Ambivalence as a form of ‘in between’ state that reverses conventional binary logic informs the works of Morehshin Allahyari and Young-jun Tak. In ‘Moon-Faced Velvet Fragments I’ and ‘Moon-Faced Velvet Fragments II’ Allahyari uses AI to reverse the gender biases that have entered Persian society by means of Western influences. Young-jun Tak’s ‘Love Your Clean Feet On Thursday’, complemented by the sculptures ‘Miracles (Twin)’ and ‘Chained (Twin)’, creates visual puns that evoke latent ambivalences and (apparent) discontinuities between the worlds of the hyper-masculine and the hyper-feminine, and between the sacred and the profane.
The constant state of indefiniteness between material and the spatial lies at the core of Catalina Ouyang’s and Leelee Chan’s contributions.

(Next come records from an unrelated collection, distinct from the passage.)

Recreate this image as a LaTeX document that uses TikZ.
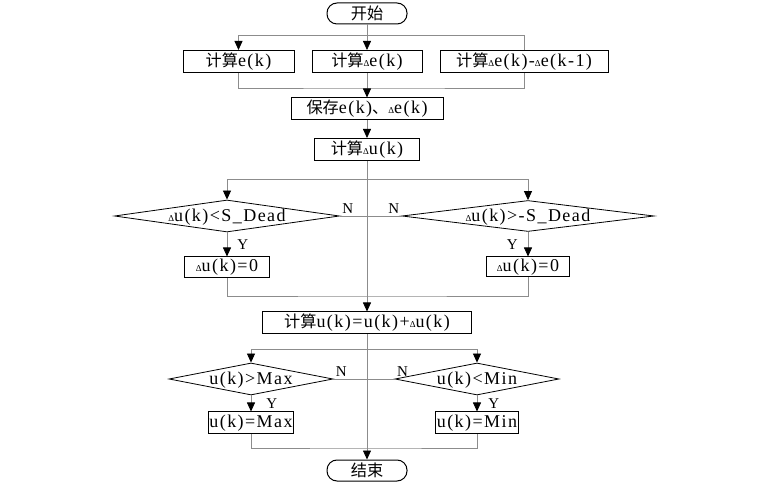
\documentclass[tikz,border=0pt]{standalone}
\usepackage{fontspec}
\setmainfont[LetterSpace=8]{Liberation Serif}
\newfontfamily\cjk[Scale=0.9]{Noto Sans CJK SC}
\usetikzlibrary{arrows.meta,shapes.geometric}
\newcommand\dlt{{\fontsize{9}{9}\selectfont Δ}}

\begin{document}
\begin{tikzpicture}[x=1pt,y=1pt]
\tikzstyle{every node}=[font=\fontsize{18}{20}\selectfont]
\tikzstyle{fcbox}=[draw,line width=1pt,minimum height=22pt,inner sep=1pt]
\tikzstyle{fcterm}=[draw,line width=1pt,rounded corners=10pt,minimum width=80pt,minimum height=21pt,inner sep=1pt]
\tikzstyle{fcdiam}=[diamond,draw,line width=0.8pt,inner sep=0pt,text height=12pt,text depth=1pt]
\tikzstyle{fcline}=[draw=black!45,line width=0.8pt]
\tikzstyle{fcflow}=[fcline,-{Triangle[length=9pt,width=8pt,color=black]}]
\tikzstyle{fclabel}=[font=\fontsize{15}{17}\selectfont,inner sep=2pt]

\useasboundingbox (0,0) rectangle (771,482);

%% Start and the three sums
\node[fcterm] (start) at (367,468.5) {\cjk 开始};
\node[fcbox,minimum width=111pt] (ek) at (238.5,420.5) {{\cjk 计算}e(k)};
\node[fcbox,minimum width=110pt] (dek) at (367,420.5) {{\cjk 计算}\dlt e(k)};
\node[fcbox,minimum width=168pt] (ddek) at (524,420.5) {{\cjk 计算}\dlt e(k)-\dlt e(k-1)};
\node[fcbox,minimum width=152pt] (save) at (367,373) {{\cjk 保存}e(k){\cjk 、}\dlt e(k)};
\node[fcbox,minimum width=105pt] (du) at (367,332.5) {{\cjk 计算}\dlt u(k)};

%% Dead zone tests
\node[fcdiam,minimum width=225pt,minimum height=32pt,aspect=7] (dlow) at (227,266) {\dlt u(k)<S\_Dead};
\node[fcdiam,minimum width=252pt,minimum height=31pt,aspect=8.1] (dhigh) at (528,266) {\dlt u(k)>-S\_Dead};
\node[fcbox,minimum width=85pt,minimum height=21pt] (zlow) at (227,214.5) {\dlt u(k)=0};
\node[fcbox,minimum width=83pt,minimum height=20pt] (zhigh) at (528,215) {\dlt u(k)=0};

%% Output update and limits
\node[fcbox,minimum width=209pt] (uk) at (367,159) {{\cjk 计算}u(k)=u(k)+\dlt u(k)};
\node[fcdiam,minimum width=164pt,minimum height=32pt,aspect=5.1] (dmax) at (251,103) {u(k)>Max};
\node[fcdiam,minimum width=164pt,minimum height=32pt,aspect=5.1] (dmin) at (477,103) {u(k)<Min};
\node[fcbox,minimum width=83pt] (umax) at (251,59) {u(k)=Max};
\node[fcbox,minimum width=83pt] (umin) at (477,59) {u(k)=Min};
\node[fcterm] (stop) at (367,11.5) {\cjk 结束};

%% Junction points on the main line
\coordinate (forkA) at (367,447);
\coordinate (joinA) at (367,394);
\coordinate (forkB) at (367,303);
\coordinate (midB) at (367,266);
\coordinate (joinB) at (367,186);
\coordinate (forkC) at (367,133);
\coordinate (midC) at (367,103);
\coordinate (joinC) at (367,34);

%% Connectors
\draw[fcflow] (start) -- (dek);
\draw[fcflow] (forkA) -| (ek.north);
\draw[fcline] (forkA) -| (ddek.north);
\draw[fcline] (ek.south) |- (joinA) -| (ddek.south);
\draw[fcflow] (dek) -- (save);
\draw[fcflow] (save) -- (du);
\draw[fcflow] (du) -- (uk);
\draw[fcflow] (forkB) -| (dlow.north);
\draw[fcflow] (forkB) -| (dhigh.north);
\draw[fcline] (dlow.east) -- (midB) node[fclabel,pos=0,above right] {N};
\draw[fcline] (dhigh.west) -- (midB) node[fclabel,pos=0,above left] {N};
\draw[fcflow] (dlow) -- (zlow) node[fclabel,midway,right=8pt] {Y};
\draw[fcflow] (dhigh) -- (zhigh) node[fclabel,midway,left=8pt] {Y};
\draw[fcline] (zlow.south) |- (joinB) -| (zhigh.south);
\draw[fcflow] (uk) -- (stop);
\draw[fcflow] (forkC) -| (dmax.north);
\draw[fcflow] (forkC) -| (dmin.north);
\draw[fcline] (dmax.east) -- (midC) node[fclabel,pos=0,above right] {N};
\draw[fcline] (dmin.west) -- (midC) node[fclabel,pos=0,above right] {N};
\draw[fcflow] (dmax) -- (umax) node[fclabel,midway,right=13pt] {Y};
\draw[fcflow] (dmin) -- (umin) node[fclabel,midway,right=9pt] {Y};
\draw[fcline] (umax.south) |- (joinC) -| (umin.south);
\end{tikzpicture}
\end{document}
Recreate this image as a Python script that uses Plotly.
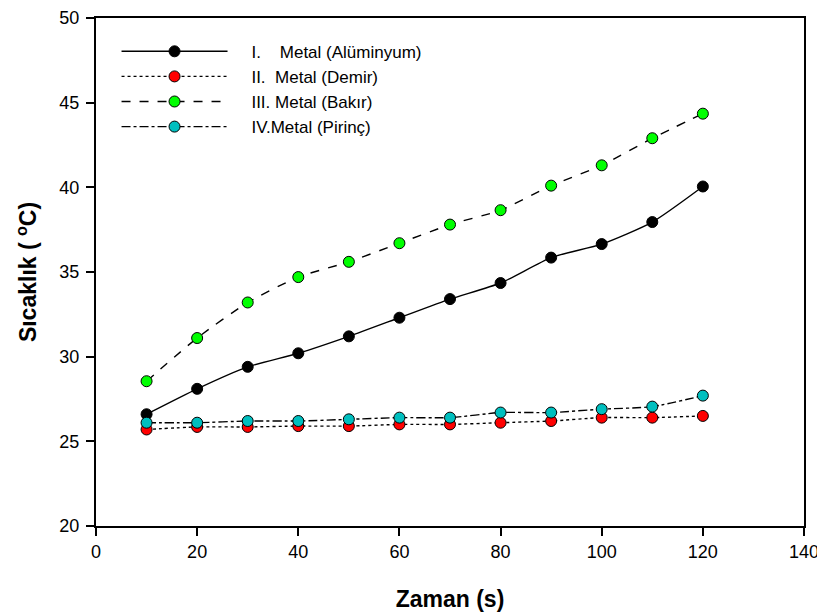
import plotly.graph_objects as go

zaman = [10, 20, 30, 40, 50, 60, 70, 80, 90, 100, 110, 120]
aluminyum = [26.6, 28.1, 29.4, 30.2, 31.2, 32.3, 33.4, 34.35, 35.85, 36.65, 37.95, 40.05]
demir = [25.7, 25.85, 25.85, 25.9, 25.9, 26.0, 26.0, 26.1, 26.2, 26.4, 26.4, 26.5]
bakir = [28.55, 31.1, 33.2, 34.7, 35.6, 36.7, 37.8, 38.65, 40.1, 41.3, 42.9, 44.35]
pirinc = [26.1, 26.1, 26.2, 26.2, 26.3, 26.4, 26.4, 26.7, 26.7, 26.9, 27.05, 27.7]

NB = "\u00a0"
pad = NB * 4
names = [pad + "I." + NB * 4 + "Metal (Alüminyum)",
         pad + "II." + NB * 2 + "Metal (Demir)",
         pad + "III. Metal (Bakır)",
         pad + "IV.Metal (Pirinç)"]
series = [aluminyum, demir, bakir, pirinc]
fills = ["#000000", "#ff0000", "#00ff00", "#00bfbf"]
dashes = ["solid", "dot", "dash", "dashdot"]

fig = go.Figure()
for nm, ys, fc, ds in zip(names, series, fills, dashes):
    fig.add_trace(go.Scatter(
        x=zaman, y=ys, name=nm, mode="lines+markers",
        line=dict(color="black", width=1.4, dash=ds, shape="spline", smoothing=0.6),
        marker=dict(size=11, color=fc, line=dict(color="black", width=1)),
    ))

fig.update_layout(
    width=817, height=604,
    margin=dict(l=88, r=21, t=10, b=86, autoexpand=False),
    paper_bgcolor="white", plot_bgcolor="white",
    font=dict(family="Liberation Sans, Arial, sans-serif", size=18, color="black"),
    showlegend=True,
    legend=dict(x=0.029, y=0.969, xanchor="left", yanchor="top",
                bgcolor="rgba(0,0,0,0)", font=dict(size=17),
                itemwidth=106, tracegroupgap=0),
)
fig.update_xaxes(
    range=[0, 140], tickvals=[0, 20, 40, 60, 80, 100, 120, 140],
    showline=True, linecolor="black", linewidth=2, mirror=True,
    ticks="outside", ticklen=8, tickwidth=2, tickcolor="black",
    tickfont=dict(size=18), automargin=False,
    showgrid=False, zeroline=False,
    title=dict(text="<b>Zaman (s)</b>", font=dict(size=23), standoff=35),
)
fig.update_yaxes(
    range=[20, 50], tickvals=[20, 25, 30, 35, 40, 45, 50],
    showline=True, linecolor="black", linewidth=2, mirror=True,
    ticks="outside", ticklen=8, tickwidth=2, tickcolor="black",
    tickfont=dict(size=18), automargin=False, ticklabelstandoff=3,
    showgrid=False, zeroline=False,
    title=dict(text="<b>Sıcaklık ( <sup>o</sup>C)</b>", font=dict(size=23), standoff=16),
)

fig.write_html("out.html")
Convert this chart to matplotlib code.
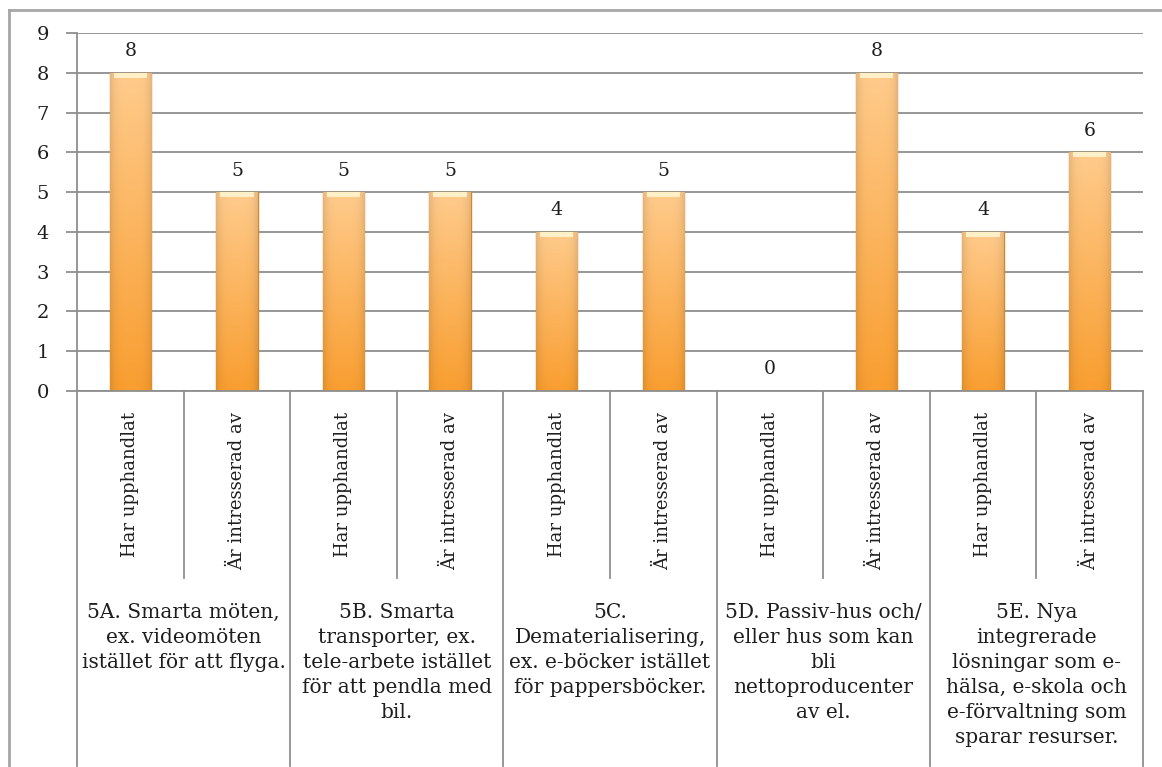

Ouyang’s ‘Untitled’ and Chan’s ‘Blindfold Receptor (Crawling Jewel–Moss III)’ offer powerful examples of how forms cohere gradually and progressively through incorporation, modification, and adaptation processes inscribed, in the words of Catherine Malabou, within the paradigm of the ‘plasticity of forms’. This concept can be seen as a strategy for survival.
The exploration of entities hovering between dimensions takes a highly speculative path in ‘Delicate Spells of Mind’ by Lucy McRae, a scenario in which she portrays the body as a prototype, a mechanism of resilience and healing moving between stages of perception, and within which movement, ritual, and form create loci of healing and an invitation to dialogue.
The exhibition thus aims to reflect new expressions of consciousness and awareness that are not defined simply by rendering accepted boundaries as dialectical, porous, or unstable, rather accepting that unresolvedness and inconclusiveness can express aspects of a process of growth. Under such circumstances, the act of procrastination can become a space for interior germination rather than mere involution or laziness; failure itself may prepare the ground for resolution. Uncertainty is an intrinsically speculative geography wherein humankind can endeavour towards new thresholds that remain open, slippery, and unfixed. We are always hovering.